- [YOUR OBJECTIVE]:
Quote from the first line below through the line that contains "(ires) at ($(T)+(16,-112)$)", both included, and leave the pictures out.

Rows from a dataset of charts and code

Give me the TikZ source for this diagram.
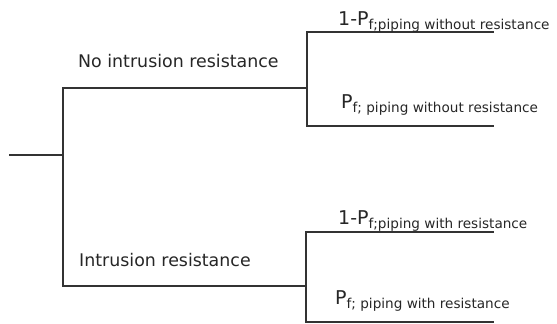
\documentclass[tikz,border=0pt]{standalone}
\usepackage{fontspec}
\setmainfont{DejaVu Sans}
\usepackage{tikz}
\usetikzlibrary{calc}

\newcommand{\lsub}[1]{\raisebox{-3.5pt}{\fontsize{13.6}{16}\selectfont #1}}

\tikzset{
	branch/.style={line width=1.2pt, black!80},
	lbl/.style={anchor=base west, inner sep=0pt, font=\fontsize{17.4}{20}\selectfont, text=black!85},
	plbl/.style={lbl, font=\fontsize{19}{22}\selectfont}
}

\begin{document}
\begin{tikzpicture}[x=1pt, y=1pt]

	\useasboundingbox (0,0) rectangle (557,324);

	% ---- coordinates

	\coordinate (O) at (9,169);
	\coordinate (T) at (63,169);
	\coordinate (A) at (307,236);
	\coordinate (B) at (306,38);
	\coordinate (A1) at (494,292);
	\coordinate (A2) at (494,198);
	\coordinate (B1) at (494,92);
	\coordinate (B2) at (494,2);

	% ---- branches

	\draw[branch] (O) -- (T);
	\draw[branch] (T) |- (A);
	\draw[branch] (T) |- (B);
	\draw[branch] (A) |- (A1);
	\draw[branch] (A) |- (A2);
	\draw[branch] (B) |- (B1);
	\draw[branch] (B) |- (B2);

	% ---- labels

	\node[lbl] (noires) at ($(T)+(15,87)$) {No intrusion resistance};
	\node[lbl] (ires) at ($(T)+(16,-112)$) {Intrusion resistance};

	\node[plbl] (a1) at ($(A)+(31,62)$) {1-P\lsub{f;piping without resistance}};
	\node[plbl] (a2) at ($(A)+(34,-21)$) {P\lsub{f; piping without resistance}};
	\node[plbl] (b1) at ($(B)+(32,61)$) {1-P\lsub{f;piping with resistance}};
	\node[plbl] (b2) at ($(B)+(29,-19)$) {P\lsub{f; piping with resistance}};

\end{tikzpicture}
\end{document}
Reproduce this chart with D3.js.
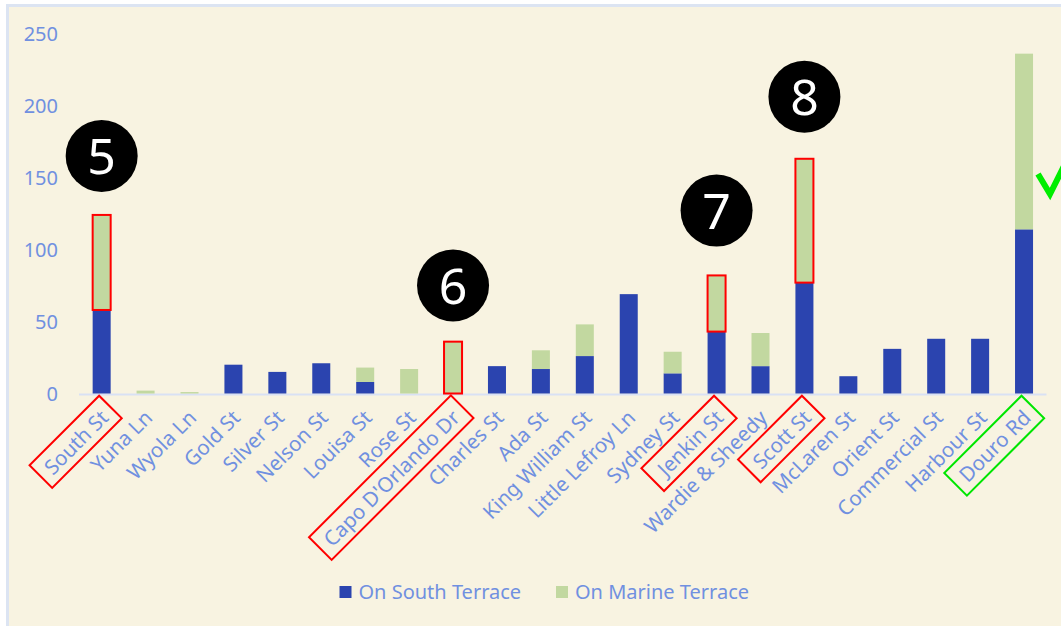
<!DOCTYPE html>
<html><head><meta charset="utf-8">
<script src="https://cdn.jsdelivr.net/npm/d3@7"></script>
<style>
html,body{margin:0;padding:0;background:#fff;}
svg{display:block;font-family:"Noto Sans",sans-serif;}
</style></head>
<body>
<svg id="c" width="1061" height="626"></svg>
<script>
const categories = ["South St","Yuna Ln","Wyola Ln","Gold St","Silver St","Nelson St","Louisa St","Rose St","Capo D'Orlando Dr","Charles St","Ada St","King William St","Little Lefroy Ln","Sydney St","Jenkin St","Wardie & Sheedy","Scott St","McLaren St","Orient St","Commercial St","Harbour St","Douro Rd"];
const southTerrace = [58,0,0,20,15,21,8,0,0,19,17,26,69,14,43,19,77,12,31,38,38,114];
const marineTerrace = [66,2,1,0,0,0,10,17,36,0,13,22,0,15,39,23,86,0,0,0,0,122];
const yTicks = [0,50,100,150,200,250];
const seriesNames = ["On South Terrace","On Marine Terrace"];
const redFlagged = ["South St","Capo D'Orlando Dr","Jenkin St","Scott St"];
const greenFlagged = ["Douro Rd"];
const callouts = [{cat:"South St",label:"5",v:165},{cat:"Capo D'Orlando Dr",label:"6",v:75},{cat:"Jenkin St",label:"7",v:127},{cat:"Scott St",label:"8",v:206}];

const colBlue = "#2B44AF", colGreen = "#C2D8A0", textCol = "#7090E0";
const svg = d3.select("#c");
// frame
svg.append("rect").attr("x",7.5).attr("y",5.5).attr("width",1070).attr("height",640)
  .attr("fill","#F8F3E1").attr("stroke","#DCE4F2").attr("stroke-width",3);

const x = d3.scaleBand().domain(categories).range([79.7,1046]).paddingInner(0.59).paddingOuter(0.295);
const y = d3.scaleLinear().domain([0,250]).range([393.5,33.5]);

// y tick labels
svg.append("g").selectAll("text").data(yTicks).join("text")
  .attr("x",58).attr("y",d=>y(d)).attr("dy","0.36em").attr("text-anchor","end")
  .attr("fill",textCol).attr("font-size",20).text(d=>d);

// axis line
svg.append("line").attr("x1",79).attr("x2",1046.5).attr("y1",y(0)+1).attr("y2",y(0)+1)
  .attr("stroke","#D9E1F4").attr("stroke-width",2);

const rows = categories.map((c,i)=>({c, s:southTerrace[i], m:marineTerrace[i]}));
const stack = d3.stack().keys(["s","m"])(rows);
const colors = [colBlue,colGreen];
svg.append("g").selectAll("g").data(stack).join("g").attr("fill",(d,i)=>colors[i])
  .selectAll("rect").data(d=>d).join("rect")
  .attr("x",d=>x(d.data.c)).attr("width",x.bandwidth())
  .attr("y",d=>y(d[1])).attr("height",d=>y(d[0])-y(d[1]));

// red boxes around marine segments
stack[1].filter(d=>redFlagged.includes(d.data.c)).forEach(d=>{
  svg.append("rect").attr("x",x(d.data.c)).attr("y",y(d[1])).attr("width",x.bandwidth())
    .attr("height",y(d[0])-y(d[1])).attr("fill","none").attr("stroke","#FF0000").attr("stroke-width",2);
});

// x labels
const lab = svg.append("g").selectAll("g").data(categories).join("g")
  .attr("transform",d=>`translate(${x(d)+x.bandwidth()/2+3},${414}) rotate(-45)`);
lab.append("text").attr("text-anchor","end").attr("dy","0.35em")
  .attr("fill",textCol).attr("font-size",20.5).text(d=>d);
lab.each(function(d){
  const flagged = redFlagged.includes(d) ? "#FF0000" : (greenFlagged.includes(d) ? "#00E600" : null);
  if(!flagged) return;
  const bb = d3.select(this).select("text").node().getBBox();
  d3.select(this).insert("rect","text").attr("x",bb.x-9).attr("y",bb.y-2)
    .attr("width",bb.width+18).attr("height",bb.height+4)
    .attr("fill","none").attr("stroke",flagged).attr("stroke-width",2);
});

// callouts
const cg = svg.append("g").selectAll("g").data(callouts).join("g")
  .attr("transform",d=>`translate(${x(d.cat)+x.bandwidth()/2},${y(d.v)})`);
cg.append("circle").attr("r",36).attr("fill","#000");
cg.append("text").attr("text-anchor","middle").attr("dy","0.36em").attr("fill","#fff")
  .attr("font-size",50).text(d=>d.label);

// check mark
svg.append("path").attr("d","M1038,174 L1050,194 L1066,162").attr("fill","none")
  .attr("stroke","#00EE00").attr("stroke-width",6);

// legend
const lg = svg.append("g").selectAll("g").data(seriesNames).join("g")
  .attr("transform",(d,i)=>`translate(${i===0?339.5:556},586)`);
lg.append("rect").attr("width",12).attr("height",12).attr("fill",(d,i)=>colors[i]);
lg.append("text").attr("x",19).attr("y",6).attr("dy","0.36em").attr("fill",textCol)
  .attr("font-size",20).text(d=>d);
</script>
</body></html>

- [RESULT OF THIS TASK]:
Give me the TikZ source for this diagram.
\documentclass[tikz,border=0pt]{standalone}
\usepackage{fontspec}
\setmainfont{DejaVu Sans}
\usepackage{tikz}
\usetikzlibrary{calc}

\newcommand{\lsub}[1]{\raisebox{-3.5pt}{\fontsize{13.6}{16}\selectfont #1}}

\tikzset{
	branch/.style={line width=1.2pt, black!80},
	lbl/.style={anchor=base west, inner sep=0pt, font=\fontsize{17.4}{20}\selectfont, text=black!85},
	plbl/.style={lbl, font=\fontsize{19}{22}\selectfont}
}

\begin{document}
\begin{tikzpicture}[x=1pt, y=1pt]

	\useasboundingbox (0,0) rectangle (557,324);

	% ---- coordinates

	\coordinate (O) at (9,169);
	\coordinate (T) at (63,169);
	\coordinate (A) at (307,236);
	\coordinate (B) at (306,38);
	\coordinate (A1) at (494,292);
	\coordinate (A2) at (494,198);
	\coordinate (B1) at (494,92);
	\coordinate (B2) at (494,2);

	% ---- branches

	\draw[branch] (O) -- (T);
	\draw[branch] (T) |- (A);
	\draw[branch] (T) |- (B);
	\draw[branch] (A) |- (A1);
	\draw[branch] (A) |- (A2);
	\draw[branch] (B) |- (B1);
	\draw[branch] (B) |- (B2);

	% ---- labels

	\node[lbl] (noires) at ($(T)+(15,87)$) {No intrusion resistance};
	\node[lbl] (ires) at ($(T)+(16,-112)$) {Intrusion resistance};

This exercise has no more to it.